Recorded data:
— begin —
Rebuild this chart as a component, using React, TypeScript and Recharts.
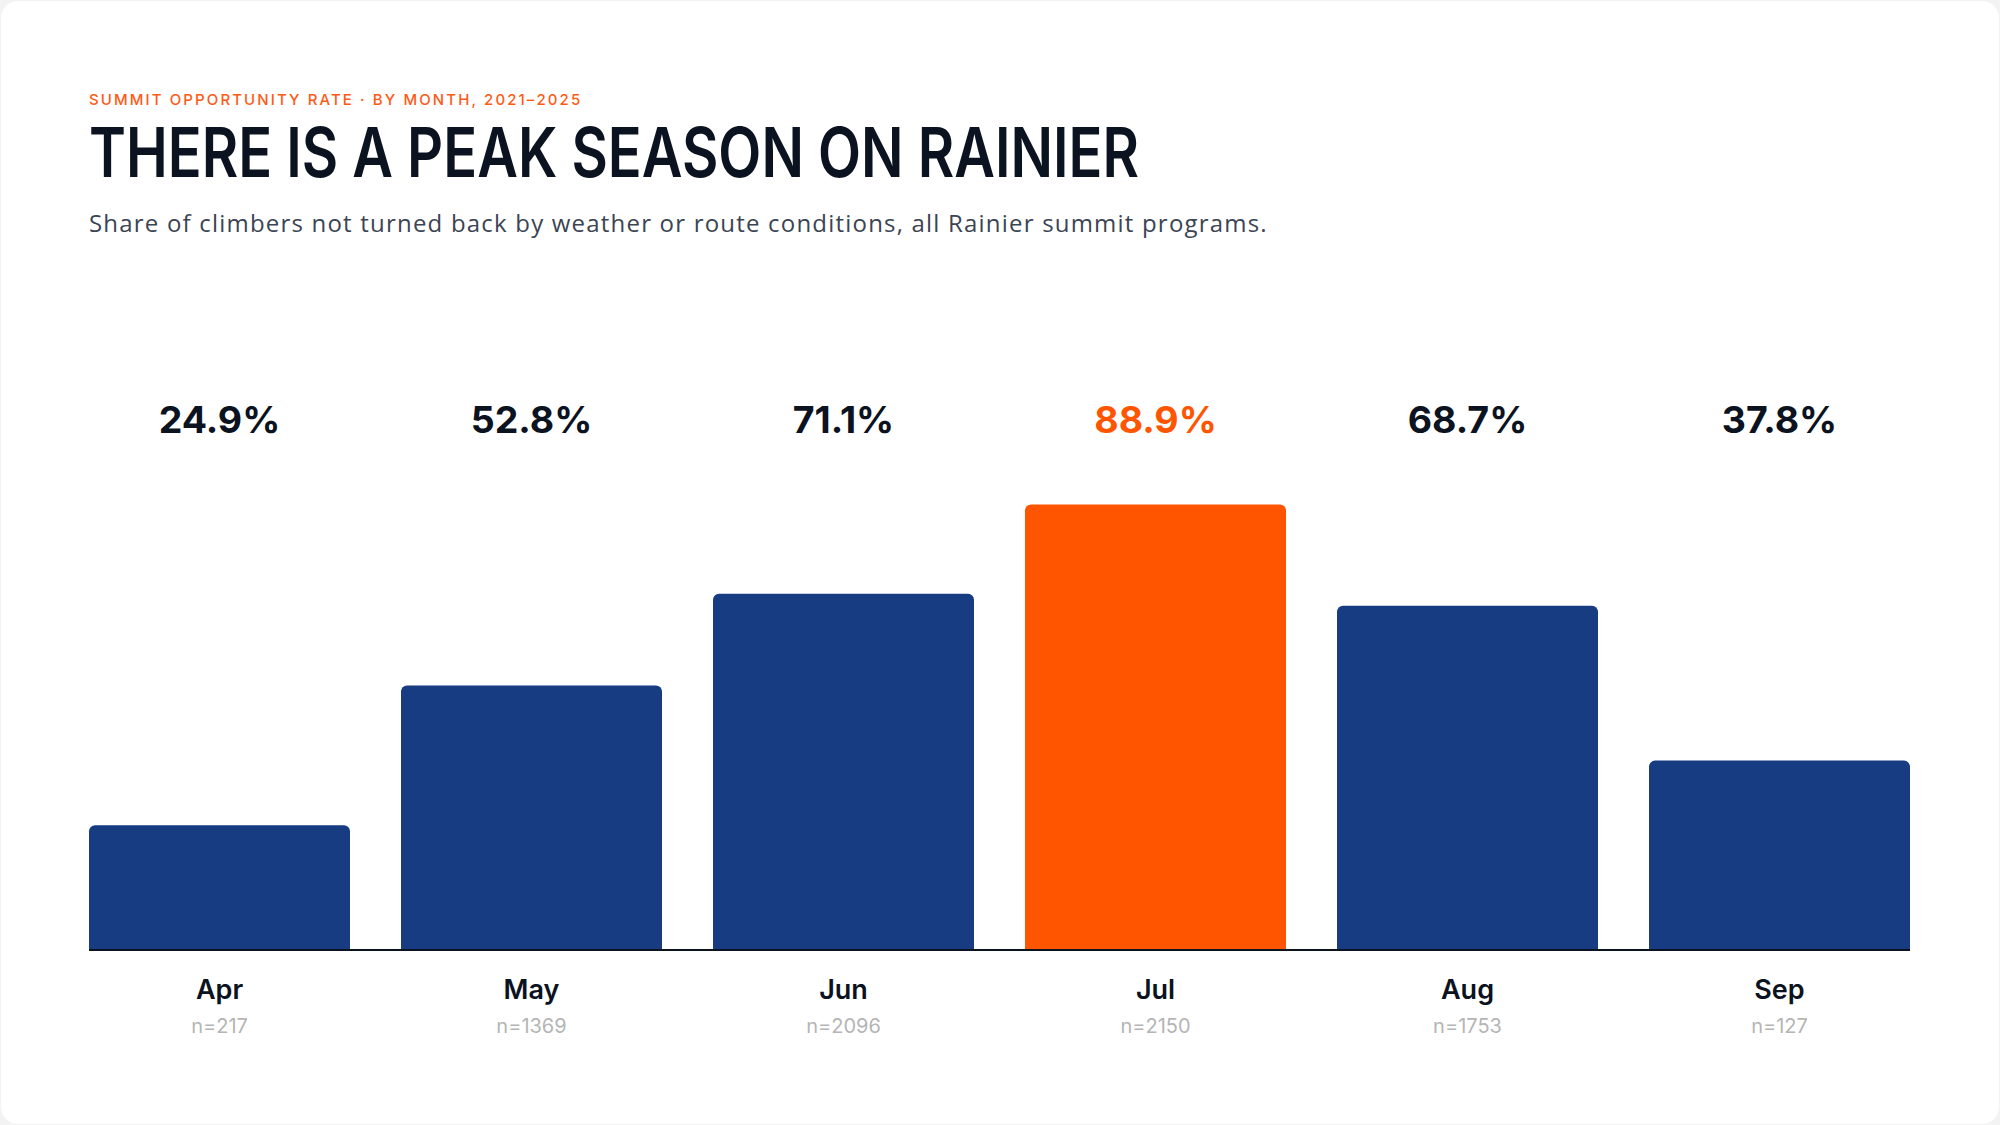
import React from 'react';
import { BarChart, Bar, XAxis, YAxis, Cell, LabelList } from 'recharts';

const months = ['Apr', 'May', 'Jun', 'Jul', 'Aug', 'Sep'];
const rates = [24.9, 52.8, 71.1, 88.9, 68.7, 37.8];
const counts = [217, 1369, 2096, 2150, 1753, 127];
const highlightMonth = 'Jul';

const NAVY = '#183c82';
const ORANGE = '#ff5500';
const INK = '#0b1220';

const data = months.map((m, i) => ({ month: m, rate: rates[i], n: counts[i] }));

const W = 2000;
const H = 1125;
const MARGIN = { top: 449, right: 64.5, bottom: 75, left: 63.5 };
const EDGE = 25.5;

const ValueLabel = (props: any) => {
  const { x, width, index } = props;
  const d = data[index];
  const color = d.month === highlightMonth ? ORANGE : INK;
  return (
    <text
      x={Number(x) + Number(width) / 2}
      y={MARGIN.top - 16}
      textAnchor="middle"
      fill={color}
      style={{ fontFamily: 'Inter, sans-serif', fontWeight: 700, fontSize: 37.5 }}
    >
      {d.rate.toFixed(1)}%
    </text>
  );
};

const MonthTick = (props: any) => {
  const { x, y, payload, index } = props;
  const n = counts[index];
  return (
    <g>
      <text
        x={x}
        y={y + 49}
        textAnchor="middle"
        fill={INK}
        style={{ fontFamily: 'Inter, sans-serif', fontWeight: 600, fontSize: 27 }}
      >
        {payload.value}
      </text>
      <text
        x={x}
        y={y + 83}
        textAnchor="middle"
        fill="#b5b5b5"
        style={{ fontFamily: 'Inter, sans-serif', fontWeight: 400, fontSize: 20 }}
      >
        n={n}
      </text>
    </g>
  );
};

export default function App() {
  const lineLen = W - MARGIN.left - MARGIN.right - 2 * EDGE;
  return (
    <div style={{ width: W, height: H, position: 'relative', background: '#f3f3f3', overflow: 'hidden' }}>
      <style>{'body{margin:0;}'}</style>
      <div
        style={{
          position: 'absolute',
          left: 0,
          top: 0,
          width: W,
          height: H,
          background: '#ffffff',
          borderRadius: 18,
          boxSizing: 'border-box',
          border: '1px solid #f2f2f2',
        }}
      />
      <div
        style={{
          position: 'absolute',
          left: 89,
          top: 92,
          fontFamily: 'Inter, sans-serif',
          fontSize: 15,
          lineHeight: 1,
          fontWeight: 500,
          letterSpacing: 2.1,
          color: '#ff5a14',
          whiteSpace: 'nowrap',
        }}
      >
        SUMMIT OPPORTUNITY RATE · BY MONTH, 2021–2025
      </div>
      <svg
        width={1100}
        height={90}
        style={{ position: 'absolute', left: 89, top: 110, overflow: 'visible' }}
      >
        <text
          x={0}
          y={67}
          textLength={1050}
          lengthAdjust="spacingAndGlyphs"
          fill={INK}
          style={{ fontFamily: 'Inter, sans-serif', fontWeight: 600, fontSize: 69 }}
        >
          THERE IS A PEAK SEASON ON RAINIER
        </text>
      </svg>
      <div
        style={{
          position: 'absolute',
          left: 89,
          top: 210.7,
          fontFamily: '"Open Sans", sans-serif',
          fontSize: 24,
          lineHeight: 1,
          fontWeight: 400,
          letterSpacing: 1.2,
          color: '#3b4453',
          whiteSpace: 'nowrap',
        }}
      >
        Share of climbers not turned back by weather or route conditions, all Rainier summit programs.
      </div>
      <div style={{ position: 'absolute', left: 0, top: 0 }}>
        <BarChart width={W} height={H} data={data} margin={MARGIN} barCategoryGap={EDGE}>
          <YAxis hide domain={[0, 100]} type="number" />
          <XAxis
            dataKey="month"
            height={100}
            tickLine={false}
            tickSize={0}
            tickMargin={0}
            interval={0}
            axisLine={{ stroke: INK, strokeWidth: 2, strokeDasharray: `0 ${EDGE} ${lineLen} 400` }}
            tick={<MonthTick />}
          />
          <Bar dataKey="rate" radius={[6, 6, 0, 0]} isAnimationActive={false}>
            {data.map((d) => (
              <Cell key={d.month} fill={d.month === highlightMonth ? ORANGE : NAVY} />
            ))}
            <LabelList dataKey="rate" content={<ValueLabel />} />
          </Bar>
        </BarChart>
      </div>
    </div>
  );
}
— end —
Problem:
Are you able to set down all the lines above exactly, without any pictures?

Final result:
Rebuild this chart as a component, using React, TypeScript and Recharts.
import React from 'react';
import { BarChart, Bar, XAxis, YAxis, Cell, LabelList } from 'recharts';

const months = ['Apr', 'May', 'Jun', 'Jul', 'Aug', 'Sep'];
const rates = [24.9, 52.8, 71.1, 88.9, 68.7, 37.8];
const counts = [217, 1369, 2096, 2150, 1753, 127];
const highlightMonth = 'Jul';

const NAVY = '#183c82';
const ORANGE = '#ff5500';
const INK = '#0b1220';

const data = months.map((m, i) => ({ month: m, rate: rates[i], n: counts[i] }));

const W = 2000;
const H = 1125;
const MARGIN = { top: 449, right: 64.5, bottom: 75, left: 63.5 };
const EDGE = 25.5;

const ValueLabel = (props: any) => {
  const { x, width, index } = props;
  const d = data[index];
  const color = d.month === highlightMonth ? ORANGE : INK;
  return (
    <text
      x={Number(x) + Number(width) / 2}
      y={MARGIN.top - 16}
      textAnchor="middle"
      fill={color}
      style={{ fontFamily: 'Inter, sans-serif', fontWeight: 700, fontSize: 37.5 }}
    >
      {d.rate.toFixed(1)}%
    </text>
  );
};

const MonthTick = (props: any) => {
  const { x, y, payload, index } = props;
  const n = counts[index];
  return (
    <g>
      <text
        x={x}
        y={y + 49}
        textAnchor="middle"
        fill={INK}
        style={{ fontFamily: 'Inter, sans-serif', fontWeight: 600, fontSize: 27 }}
      >
        {payload.value}
      </text>
      <text
        x={x}
        y={y + 83}
        textAnchor="middle"
        fill="#b5b5b5"
        style={{ fontFamily: 'Inter, sans-serif', fontWeight: 400, fontSize: 20 }}
      >
        n={n}
      </text>
    </g>
  );
};

export default function App() {
  const lineLen = W - MARGIN.left - MARGIN.right - 2 * EDGE;
  return (
    <div style={{ width: W, height: H, position: 'relative', background: '#f3f3f3', overflow: 'hidden' }}>
      <style>{'body{margin:0;}'}</style>
      <div
        style={{
          position: 'absolute',
          left: 0,
          top: 0,
          width: W,
          height: H,
          background: '#ffffff',
          borderRadius: 18,
          boxSizing: 'border-box',
          border: '1px solid #f2f2f2',
        }}
      />
      <div
        style={{
          position: 'absolute',
          left: 89,
          top: 92,
          fontFamily: 'Inter, sans-serif',
          fontSize: 15,
          lineHeight: 1,
          fontWeight: 500,
          letterSpacing: 2.1,
          color: '#ff5a14',
          whiteSpace: 'nowrap',
        }}
      >
        SUMMIT OPPORTUNITY RATE · BY MONTH, 2021–2025
      </div>
      <svg
        width={1100}
        height={90}
        style={{ position: 'absolute', left: 89, top: 110, overflow: 'visible' }}
      >
        <text
          x={0}
          y={67}
          textLength={1050}
          lengthAdjust="spacingAndGlyphs"
          fill={INK}
          style={{ fontFamily: 'Inter, sans-serif', fontWeight: 600, fontSize: 69 }}
        >
          THERE IS A PEAK SEASON ON RAINIER
        </text>
      </svg>
      <div
        style={{
          position: 'absolute',
          left: 89,
          top: 210.7,
          fontFamily: '"Open Sans", sans-serif',
          fontSize: 24,
          lineHeight: 1,
          fontWeight: 400,
          letterSpacing: 1.2,
          color: '#3b4453',
          whiteSpace: 'nowrap',
        }}
      >
        Share of climbers not turned back by weather or route conditions, all Rainier summit programs.
      </div>
      <div style={{ position: 'absolute', left: 0, top: 0 }}>
        <BarChart width={W} height={H} data={data} margin={MARGIN} barCategoryGap={EDGE}>
          <YAxis hide domain={[0, 100]} type="number" />
          <XAxis
            dataKey="month"
            height={100}
            tickLine={false}
            tickSize={0}
            tickMargin={0}
            interval={0}
            axisLine={{ stroke: INK, strokeWidth: 2, strokeDasharray: `0 ${EDGE} ${lineLen} 400` }}
            tick={<MonthTick />}
          />
          <Bar dataKey="rate" radius={[6, 6, 0, 0]} isAnimationActive={false}>
            {data.map((d) => (
              <Cell key={d.month} fill={d.month === highlightMonth ? ORANGE : NAVY} />
            ))}
            <LabelList dataKey="rate" content={<ValueLabel />} />
          </Bar>
        </BarChart>
      </div>
    </div>
  );
}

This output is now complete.